Surface tension: nanobubbles and nanodroplets break the symmetry

Nicolas Bruot and Frédéric Caupin (team Liquides et Interfaces), published an article entitled «Curvature-dependence of the liquid-vapor surface tension beyond the Tolman approximation» in the journal Physical Review Letters.

What is the surface tension at the nanoscale? A 66 years old hypothesis made by Tolman proposes to correct the usual, macroscopic surface tension by an amount inversely proportional to the radius of curvature of the liquid-vapor interface. But not without following certain symmetry rule: the correction would be of the same magnitude, but with opposite sign for bubbles and droplets with the same radius. This effect has major implications for nucleation (cavitation of vapor bubbles in a superheated liquid, or condensation of liquid droplets in a supersaturated steam).
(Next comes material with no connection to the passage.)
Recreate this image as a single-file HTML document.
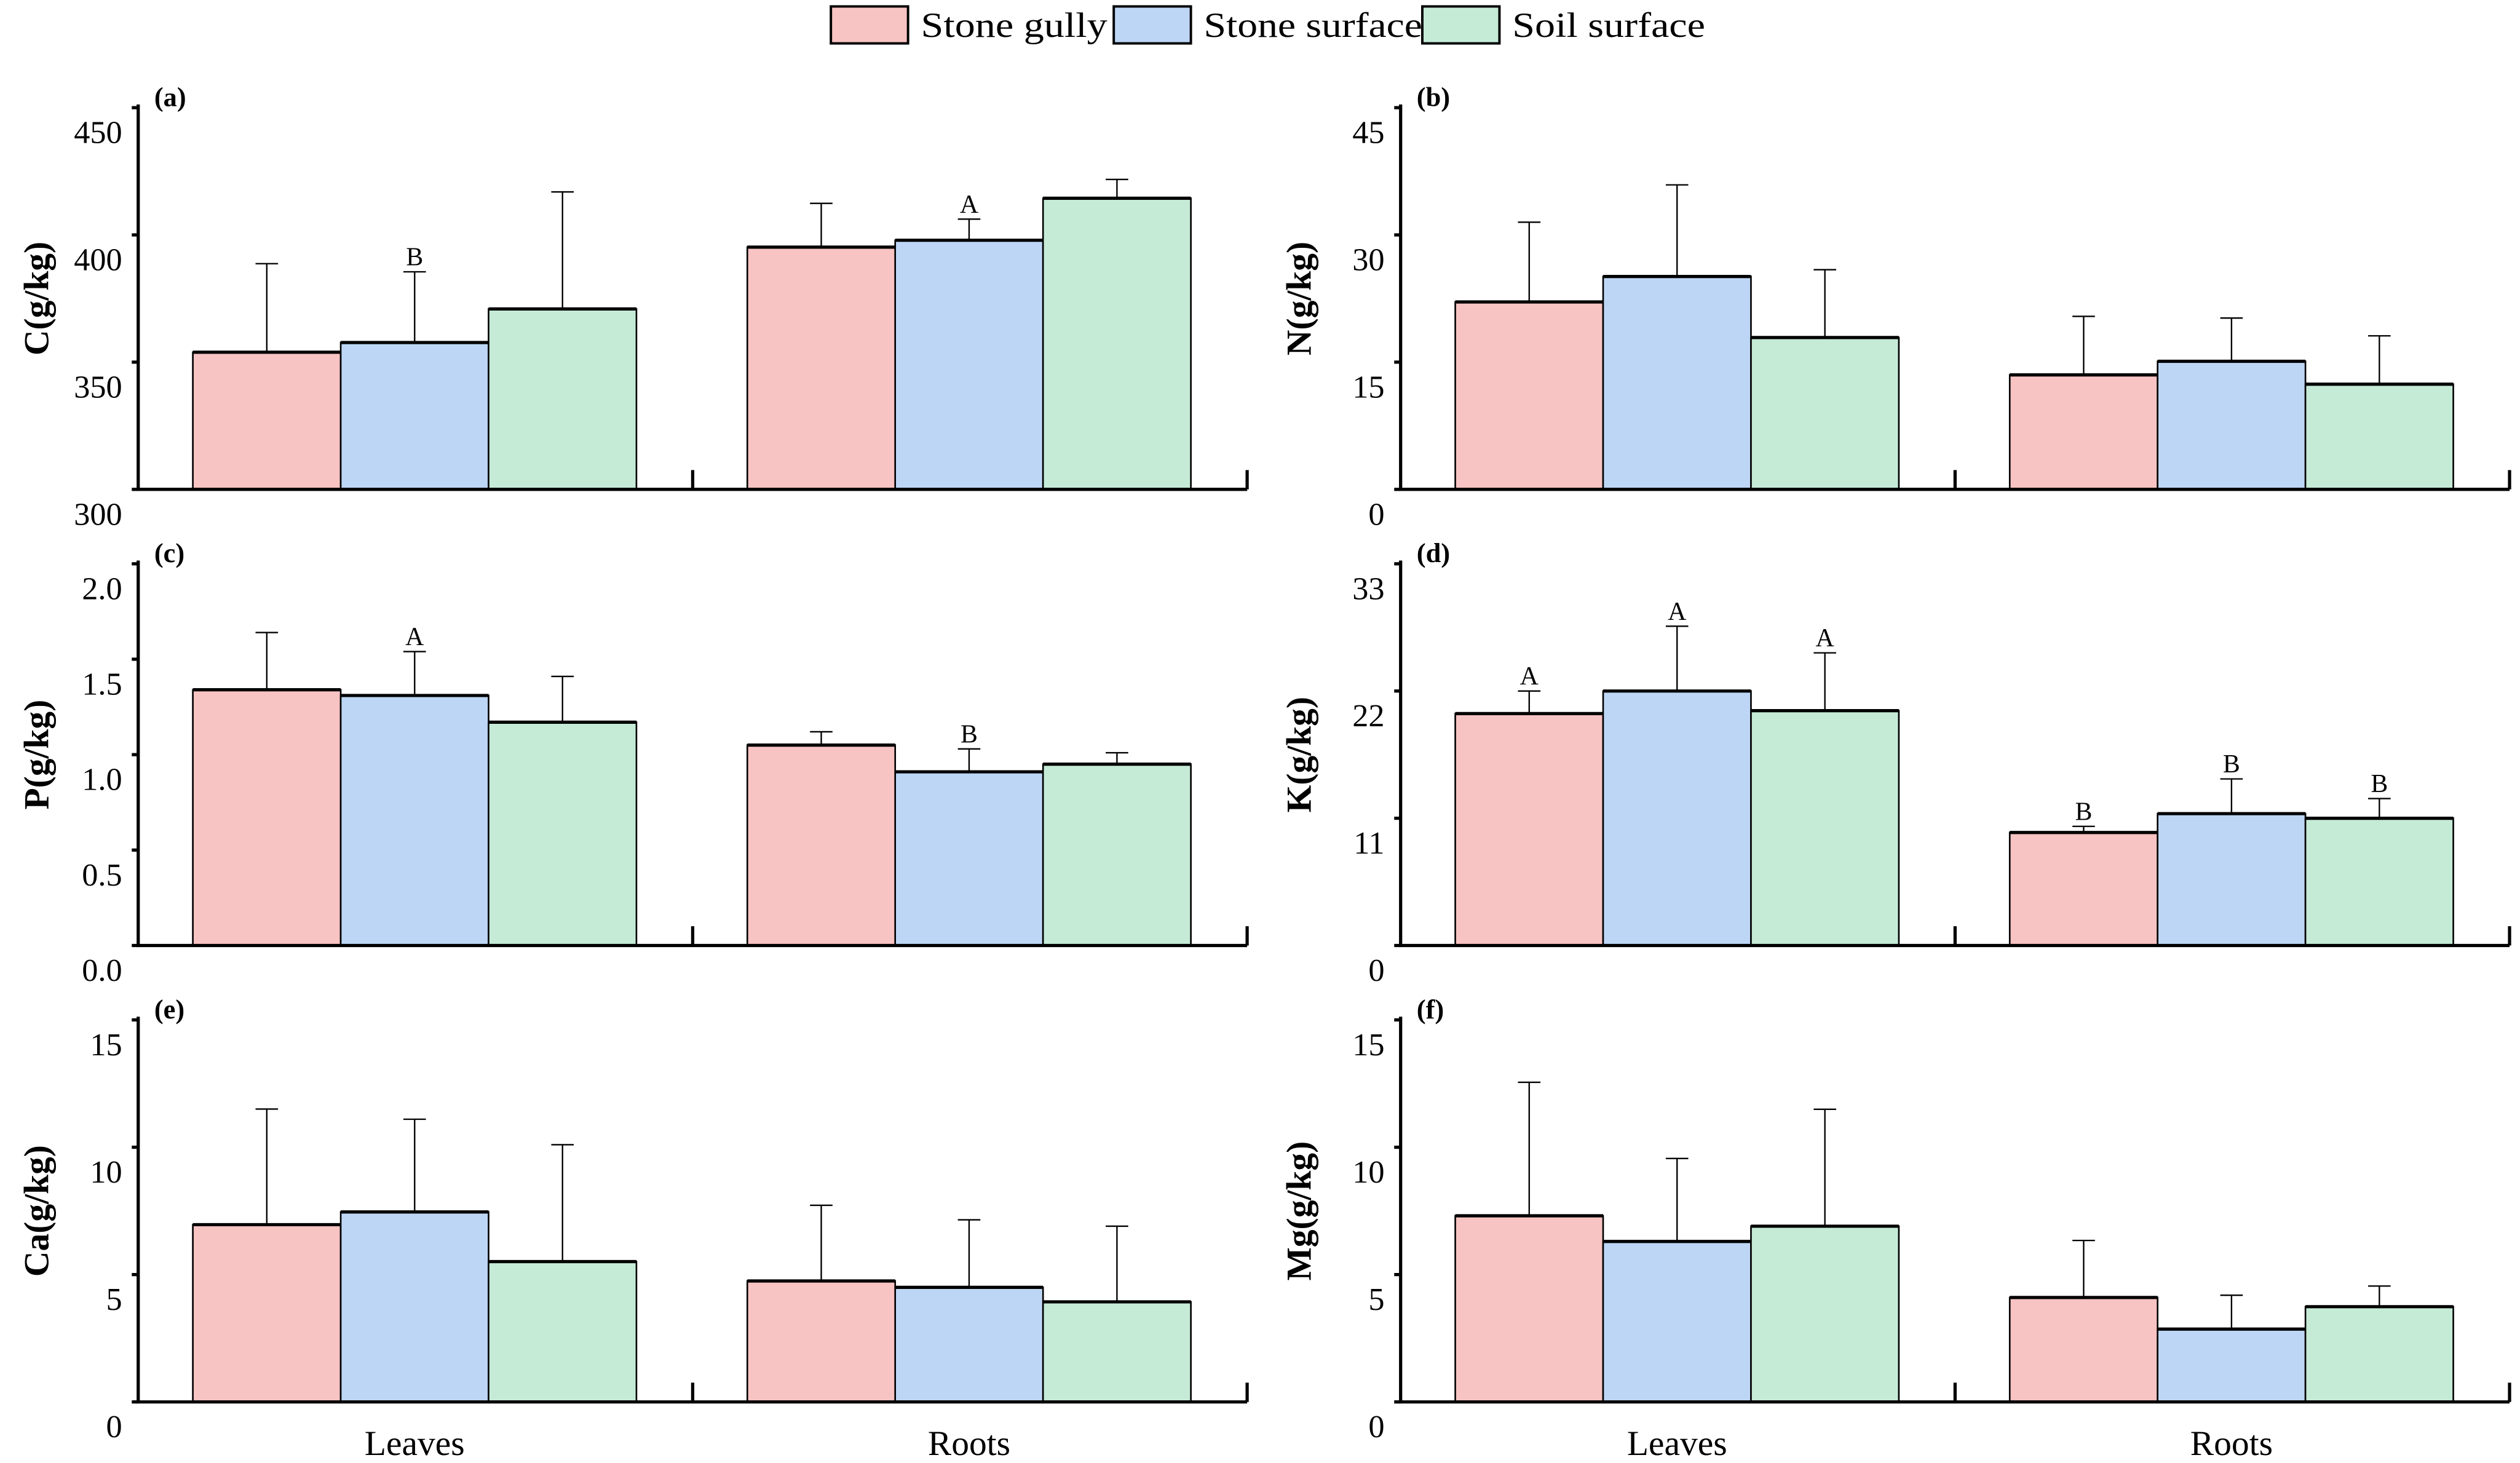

Indeed, a small change in the surface tension is sufficient to change the nucleation rate by several orders of magnitude. ILM researchers have actually performed cavitation experiments in ethanol and heptane. Combining their measurements with cavitation data in water and condensation data in vapors of ethanol, heptane and water, they were able to show that the symmetric correction proposed by Tolman was not sufficient at the scales relevant to nucleation. This study suggests replacing the Tolman approximation, commonly used in nucleation, with a more complex correction (involving also the square of the radius of curvature) as suggested by recent simulations.